= Work to be completed =
Reproduce all the lines below exactly and omit the images.

= Information shown =
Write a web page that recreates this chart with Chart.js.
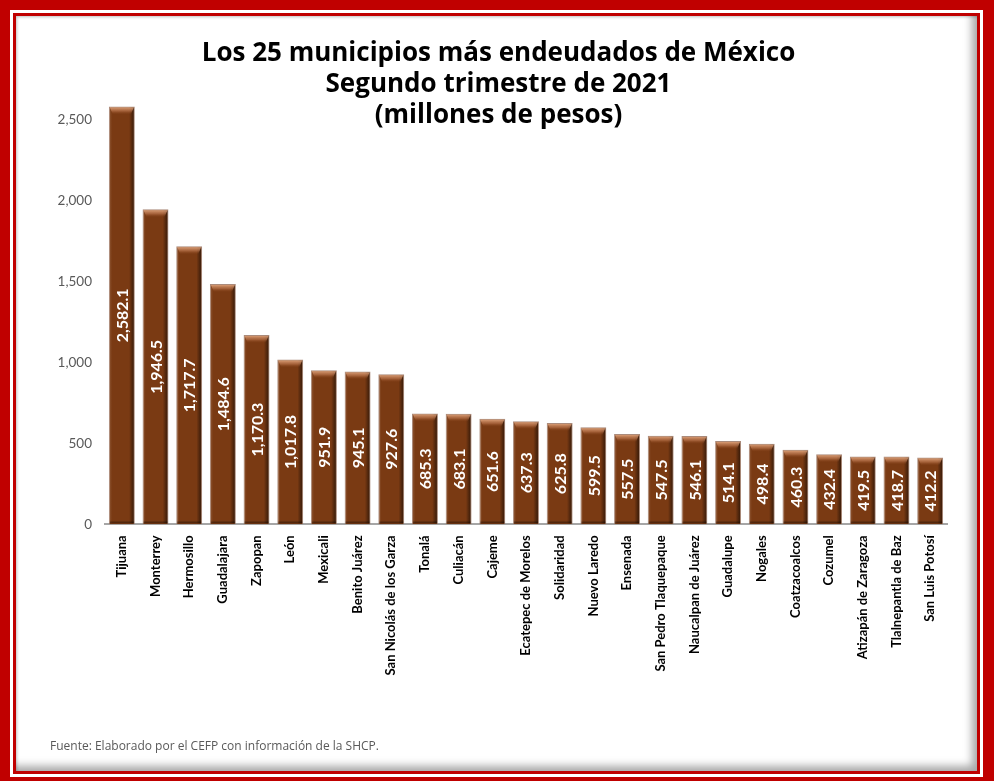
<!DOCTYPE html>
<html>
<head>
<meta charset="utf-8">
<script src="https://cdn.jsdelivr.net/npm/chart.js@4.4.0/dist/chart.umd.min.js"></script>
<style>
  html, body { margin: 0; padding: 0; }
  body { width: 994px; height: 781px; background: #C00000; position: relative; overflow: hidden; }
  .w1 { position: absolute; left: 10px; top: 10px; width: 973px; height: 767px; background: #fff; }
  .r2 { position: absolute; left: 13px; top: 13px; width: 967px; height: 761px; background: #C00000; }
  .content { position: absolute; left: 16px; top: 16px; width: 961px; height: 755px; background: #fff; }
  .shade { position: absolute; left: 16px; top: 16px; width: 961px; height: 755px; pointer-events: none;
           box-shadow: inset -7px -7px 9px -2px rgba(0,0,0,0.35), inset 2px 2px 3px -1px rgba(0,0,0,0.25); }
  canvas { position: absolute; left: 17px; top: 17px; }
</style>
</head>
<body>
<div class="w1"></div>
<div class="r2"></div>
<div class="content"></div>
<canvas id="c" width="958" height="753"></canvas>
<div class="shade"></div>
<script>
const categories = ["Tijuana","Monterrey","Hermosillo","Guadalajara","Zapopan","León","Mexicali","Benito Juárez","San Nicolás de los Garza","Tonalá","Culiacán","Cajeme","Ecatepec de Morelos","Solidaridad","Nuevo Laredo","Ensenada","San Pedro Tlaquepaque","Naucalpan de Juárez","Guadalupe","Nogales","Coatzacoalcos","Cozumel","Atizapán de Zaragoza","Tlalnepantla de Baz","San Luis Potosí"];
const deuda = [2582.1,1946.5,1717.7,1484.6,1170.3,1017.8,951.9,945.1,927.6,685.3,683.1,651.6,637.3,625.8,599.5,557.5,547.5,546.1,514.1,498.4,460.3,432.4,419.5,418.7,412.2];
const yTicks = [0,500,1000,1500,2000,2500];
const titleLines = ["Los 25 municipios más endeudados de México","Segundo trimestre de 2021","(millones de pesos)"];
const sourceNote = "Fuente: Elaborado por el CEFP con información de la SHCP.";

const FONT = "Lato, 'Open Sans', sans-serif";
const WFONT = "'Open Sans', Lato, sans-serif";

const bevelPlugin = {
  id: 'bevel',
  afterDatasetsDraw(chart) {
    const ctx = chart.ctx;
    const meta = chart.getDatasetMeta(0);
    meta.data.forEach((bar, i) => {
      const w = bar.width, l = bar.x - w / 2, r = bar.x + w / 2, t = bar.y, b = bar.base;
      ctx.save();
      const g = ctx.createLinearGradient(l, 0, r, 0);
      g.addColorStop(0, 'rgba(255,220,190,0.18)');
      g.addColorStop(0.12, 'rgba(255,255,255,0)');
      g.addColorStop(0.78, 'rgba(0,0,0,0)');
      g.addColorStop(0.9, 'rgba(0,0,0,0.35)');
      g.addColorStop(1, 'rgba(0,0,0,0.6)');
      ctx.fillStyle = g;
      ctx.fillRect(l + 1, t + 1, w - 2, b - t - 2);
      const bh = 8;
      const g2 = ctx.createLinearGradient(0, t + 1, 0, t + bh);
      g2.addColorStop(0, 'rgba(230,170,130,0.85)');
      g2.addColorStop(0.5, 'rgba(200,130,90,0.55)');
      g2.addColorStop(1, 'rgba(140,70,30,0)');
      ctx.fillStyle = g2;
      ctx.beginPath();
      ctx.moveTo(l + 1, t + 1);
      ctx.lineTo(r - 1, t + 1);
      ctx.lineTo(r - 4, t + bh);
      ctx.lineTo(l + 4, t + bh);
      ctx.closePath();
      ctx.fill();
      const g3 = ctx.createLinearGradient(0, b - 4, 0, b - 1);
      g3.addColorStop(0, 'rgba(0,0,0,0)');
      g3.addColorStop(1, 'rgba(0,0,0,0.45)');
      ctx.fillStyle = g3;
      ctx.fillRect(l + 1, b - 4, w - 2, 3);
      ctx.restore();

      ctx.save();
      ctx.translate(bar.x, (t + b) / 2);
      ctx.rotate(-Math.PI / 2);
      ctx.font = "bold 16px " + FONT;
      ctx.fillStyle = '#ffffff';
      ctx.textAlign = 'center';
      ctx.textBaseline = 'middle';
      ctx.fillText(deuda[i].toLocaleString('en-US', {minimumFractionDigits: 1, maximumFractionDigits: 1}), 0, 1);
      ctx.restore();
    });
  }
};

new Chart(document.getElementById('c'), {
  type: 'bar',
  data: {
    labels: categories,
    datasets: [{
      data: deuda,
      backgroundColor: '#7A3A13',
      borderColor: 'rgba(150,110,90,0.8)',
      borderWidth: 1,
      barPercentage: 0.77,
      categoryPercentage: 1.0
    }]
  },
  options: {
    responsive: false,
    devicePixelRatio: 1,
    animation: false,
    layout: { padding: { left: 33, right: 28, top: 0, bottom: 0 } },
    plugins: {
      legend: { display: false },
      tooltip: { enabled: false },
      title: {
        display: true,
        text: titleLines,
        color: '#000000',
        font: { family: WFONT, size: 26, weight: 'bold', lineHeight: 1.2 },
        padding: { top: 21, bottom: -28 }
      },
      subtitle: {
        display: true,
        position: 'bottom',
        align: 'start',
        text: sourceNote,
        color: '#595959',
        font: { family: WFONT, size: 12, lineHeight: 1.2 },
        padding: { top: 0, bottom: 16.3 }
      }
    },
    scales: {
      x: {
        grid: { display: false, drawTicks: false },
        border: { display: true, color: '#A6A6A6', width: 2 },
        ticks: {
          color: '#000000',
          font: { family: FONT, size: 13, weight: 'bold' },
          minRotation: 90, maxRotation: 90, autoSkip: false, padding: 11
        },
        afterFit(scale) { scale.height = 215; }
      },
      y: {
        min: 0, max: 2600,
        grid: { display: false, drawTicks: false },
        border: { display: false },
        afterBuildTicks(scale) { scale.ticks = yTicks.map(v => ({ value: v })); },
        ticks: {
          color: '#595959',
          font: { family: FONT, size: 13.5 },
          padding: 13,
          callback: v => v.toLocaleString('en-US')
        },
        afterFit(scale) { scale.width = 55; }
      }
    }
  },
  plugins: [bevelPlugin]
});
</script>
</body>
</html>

= Answer to this problem =
Write a web page that recreates this chart with Chart.js.
<!DOCTYPE html>
<html>
<head>
<meta charset="utf-8">
<script src="https://cdn.jsdelivr.net/npm/chart.js@4.4.0/dist/chart.umd.min.js"></script>
<style>
  html, body { margin: 0; padding: 0; }
  body { width: 994px; height: 781px; background: #C00000; position: relative; overflow: hidden; }
  .w1 { position: absolute; left: 10px; top: 10px; width: 973px; height: 767px; background: #fff; }
  .r2 { position: absolute; left: 13px; top: 13px; width: 967px; height: 761px; background: #C00000; }
  .content { position: absolute; left: 16px; top: 16px; width: 961px; height: 755px; background: #fff; }
  .shade { position: absolute; left: 16px; top: 16px; width: 961px; height: 755px; pointer-events: none;
           box-shadow: inset -7px -7px 9px -2px rgba(0,0,0,0.35), inset 2px 2px 3px -1px rgba(0,0,0,0.25); }
  canvas { position: absolute; left: 17px; top: 17px; }
</style>
</head>
<body>
<div class="w1"></div>
<div class="r2"></div>
<div class="content"></div>
<canvas id="c" width="958" height="753"></canvas>
<div class="shade"></div>
<script>
const categories = ["Tijuana","Monterrey","Hermosillo","Guadalajara","Zapopan","León","Mexicali","Benito Juárez","San Nicolás de los Garza","Tonalá","Culiacán","Cajeme","Ecatepec de Morelos","Solidaridad","Nuevo Laredo","Ensenada","San Pedro Tlaquepaque","Naucalpan de Juárez","Guadalupe","Nogales","Coatzacoalcos","Cozumel","Atizapán de Zaragoza","Tlalnepantla de Baz","San Luis Potosí"];
const deuda = [2582.1,1946.5,1717.7,1484.6,1170.3,1017.8,951.9,945.1,927.6,685.3,683.1,651.6,637.3,625.8,599.5,557.5,547.5,546.1,514.1,498.4,460.3,432.4,419.5,418.7,412.2];
const yTicks = [0,500,1000,1500,2000,2500];
const titleLines = ["Los 25 municipios más endeudados de México","Segundo trimestre de 2021","(millones de pesos)"];
const sourceNote = "Fuente: Elaborado por el CEFP con información de la SHCP.";

const FONT = "Lato, 'Open Sans', sans-serif";
const WFONT = "'Open Sans', Lato, sans-serif";

const bevelPlugin = {
  id: 'bevel',
  afterDatasetsDraw(chart) {
    const ctx = chart.ctx;
    const meta = chart.getDatasetMeta(0);
    meta.data.forEach((bar, i) => {
      const w = bar.width, l = bar.x - w / 2, r = bar.x + w / 2, t = bar.y, b = bar.base;
      ctx.save();
      const g = ctx.createLinearGradient(l, 0, r, 0);
      g.addColorStop(0, 'rgba(255,220,190,0.18)');
      g.addColorStop(0.12, 'rgba(255,255,255,0)');
      g.addColorStop(0.78, 'rgba(0,0,0,0)');
      g.addColorStop(0.9, 'rgba(0,0,0,0.35)');
      g.addColorStop(1, 'rgba(0,0,0,0.6)');
      ctx.fillStyle = g;
      ctx.fillRect(l + 1, t + 1, w - 2, b - t - 2);
      const bh = 8;
      const g2 = ctx.createLinearGradient(0, t + 1, 0, t + bh);
      g2.addColorStop(0, 'rgba(230,170,130,0.85)');
      g2.addColorStop(0.5, 'rgba(200,130,90,0.55)');
      g2.addColorStop(1, 'rgba(140,70,30,0)');
      ctx.fillStyle = g2;
      ctx.beginPath();
      ctx.moveTo(l + 1, t + 1);
      ctx.lineTo(r - 1, t + 1);
      ctx.lineTo(r - 4, t + bh);
      ctx.lineTo(l + 4, t + bh);
      ctx.closePath();
      ctx.fill();
      const g3 = ctx.createLinearGradient(0, b - 4, 0, b - 1);
      g3.addColorStop(0, 'rgba(0,0,0,0)');
      g3.addColorStop(1, 'rgba(0,0,0,0.45)');
      ctx.fillStyle = g3;
      ctx.fillRect(l + 1, b - 4, w - 2, 3);
      ctx.restore();

      ctx.save();
      ctx.translate(bar.x, (t + b) / 2);
      ctx.rotate(-Math.PI / 2);
      ctx.font = "bold 16px " + FONT;
      ctx.fillStyle = '#ffffff';
      ctx.textAlign = 'center';
      ctx.textBaseline = 'middle';
      ctx.fillText(deuda[i].toLocaleString('en-US', {minimumFractionDigits: 1, maximumFractionDigits: 1}), 0, 1);
      ctx.restore();
    });
  }
};

new Chart(document.getElementById('c'), {
  type: 'bar',
  data: {
    labels: categories,
    datasets: [{
      data: deuda,
      backgroundColor: '#7A3A13',
      borderColor: 'rgba(150,110,90,0.8)',
      borderWidth: 1,
      barPercentage: 0.77,
      categoryPercentage: 1.0
    }]
  },
  options: {
    responsive: false,
    devicePixelRatio: 1,
    animation: false,
    layout: { padding: { left: 33, right: 28, top: 0, bottom: 0 } },
    plugins: {
      legend: { display: false },
      tooltip: { enabled: false },
      title: {
        display: true,
        text: titleLines,
        color: '#000000',
        font: { family: WFONT, size: 26, weight: 'bold', lineHeight: 1.2 },
        padding: { top: 21, bottom: -28 }
      },
      subtitle: {
        display: true,
        position: 'bottom',
        align: 'start',
        text: sourceNote,
        color: '#595959',
        font: { family: WFONT, size: 12, lineHeight: 1.2 },
        padding: { top: 0, bottom: 16.3 }
      }
    },
    scales: {
      x: {
        grid: { display: false, drawTicks: false },
        border: { display: true, color: '#A6A6A6', width: 2 },
        ticks: {
          color: '#000000',
          font: { family: FONT, size: 13, weight: 'bold' },
          minRotation: 90, maxRotation: 90, autoSkip: false, padding: 11
        },
        afterFit(scale) { scale.height = 215; }
      },
      y: {
        min: 0, max: 2600,
        grid: { display: false, drawTicks: false },
        border: { display: false },
        afterBuildTicks(scale) { scale.ticks = yTicks.map(v => ({ value: v })); },
        ticks: {
          color: '#595959',
          font: { family: FONT, size: 13.5 },
          padding: 13,
          callback: v => v.toLocaleString('en-US')
        },
        afterFit(scale) { scale.width = 55; }
      }
    }
  },
  plugins: [bevelPlugin]
});
</script>
</body>
</html>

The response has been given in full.